In some places yes. Coastal waters are particularly sensitive to what happens on land, especially agriculture. Fertilizers, soil and organic matter washed off fields can end up in rivers and eventually the sea, where they increase the amount of light-absorbing material in the water. This means that improving the way we manage the land could help restore some of the cleanliness of the coast. One effort to tackle this is the AgZero+ programme, led by the UK’s Center for Ecology and Hydrology, which brings together scientists and farmers to develop low-pollution, climate-neutral farming systems that reduce runoff while protecting soil, biodiversity and water quality. The project is testing approaches such as smarter use of fertiliser, nature-based solutions such as agroforestry and better river basin management to move water – and the nutrients it carries – more slowly from land to sea. These kinds of changes could help limit darkening in coastal waters.
On the open ocean, however, the fight with drivers is much more difficult. Even if global emissions dropped to net zero tomorrow, it would take decades, if not centuries, for the ocean to respond.
Is there still hope for the oceans?
Absolutely. One of the most encouraging discoveries of recent years is how resilient the ocean can be when given the chance. Marine ecosystems can recover surprisingly quickly when key species and habitats are protected. Take the kelp forests along the California coast. After intense marine heat waves between 2014 and 2016, scientists discovered that the algae was growing in well-managed marine protected areas [regions of the ocean established to safeguard habitats and species] bounced back faster than the forests beyond.

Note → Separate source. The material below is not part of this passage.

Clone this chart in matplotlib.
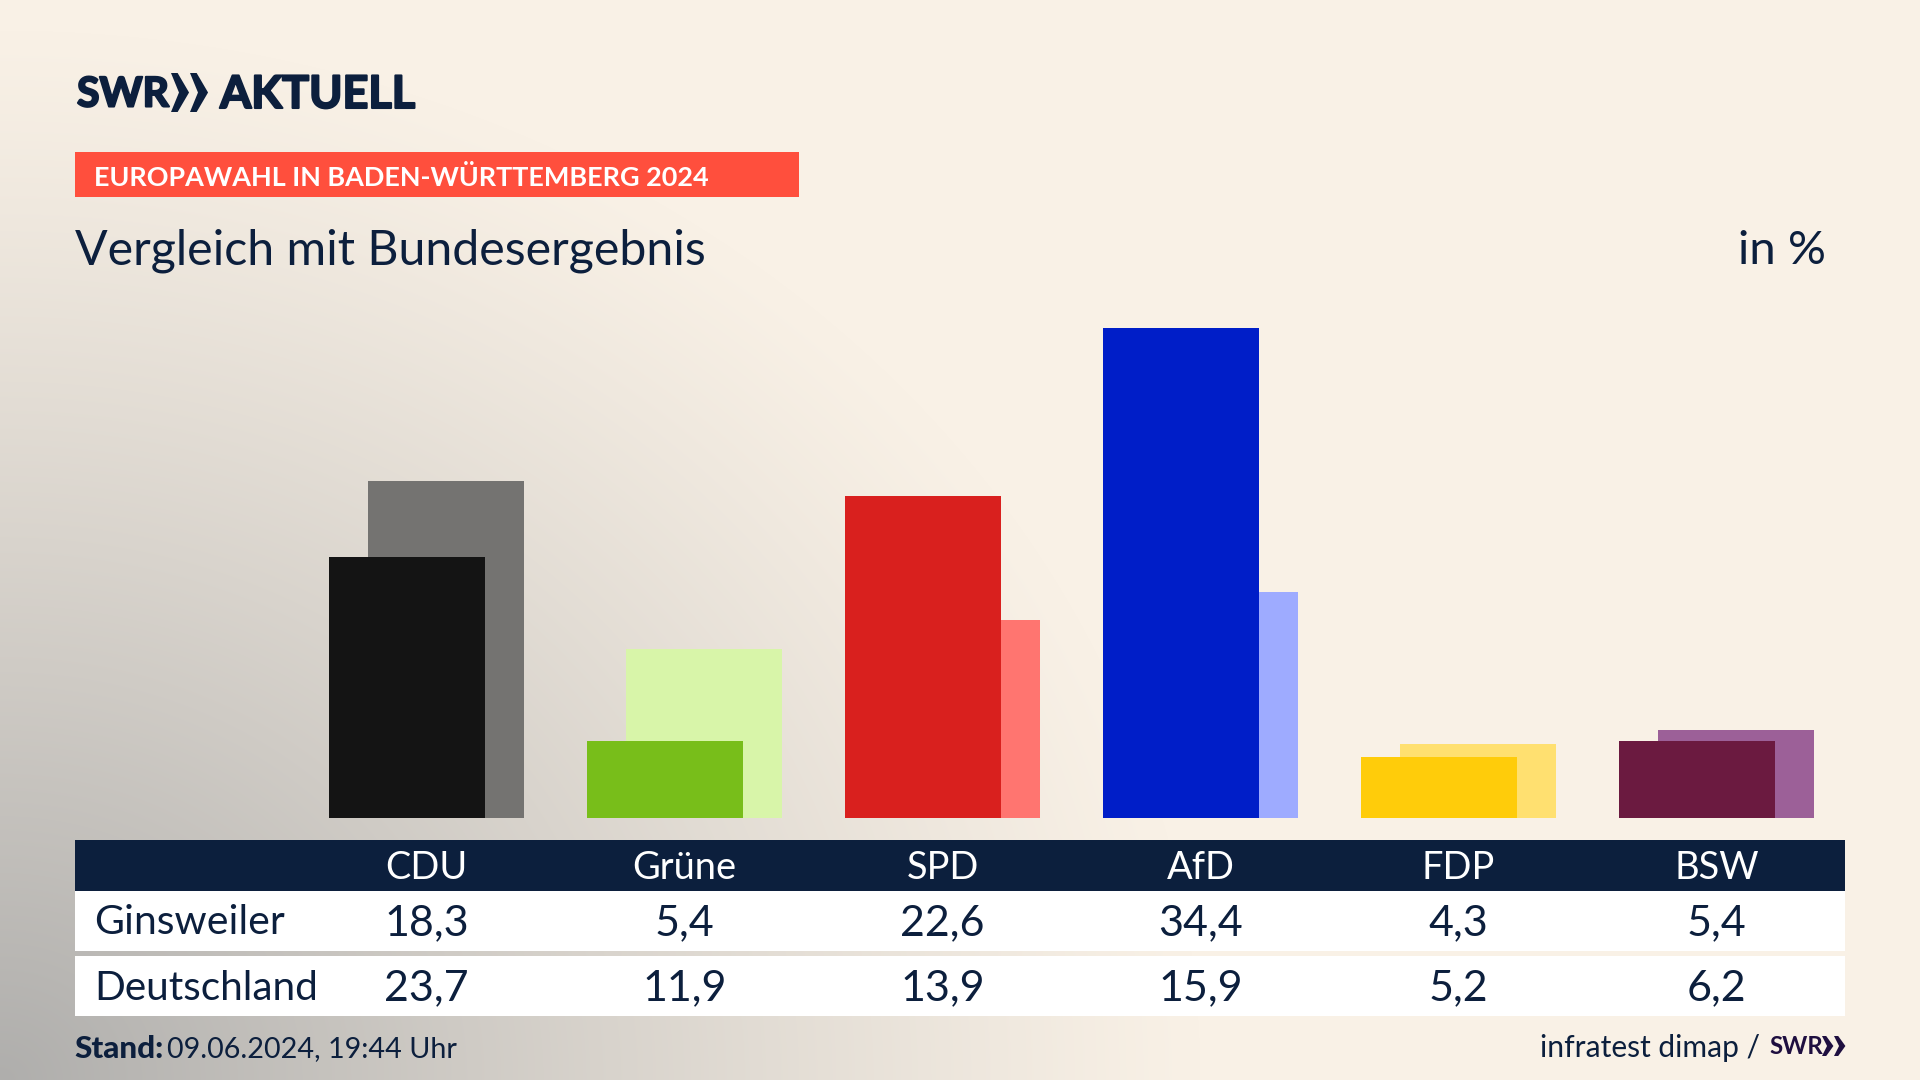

Where predators, grazing and other ecological relationships remained intact, underwater forests were better able to bounce back.
This is one of the reasons why there is now a global push to expand marine protected areas. When properly enforced, they act as ecological breathing spaces that allow marine life to recover and ecosystems to restore their natural balance. In a warming world, they can also help ecosystems withstand climate shocks such as heat waves.
So yes – there is reason for optimism. The ocean still has a remarkable ability to heal itself. Give marine ecosystems some room to recover and they often respond surprisingly quickly. And that is important for all of us. Oceans cover about 70 percent of the Earth’s surface, regulate our climate, and absorb vast amounts of carbon and heat. Protecting them is not just about saving wildlife, it’s about protecting the planet’s life support system.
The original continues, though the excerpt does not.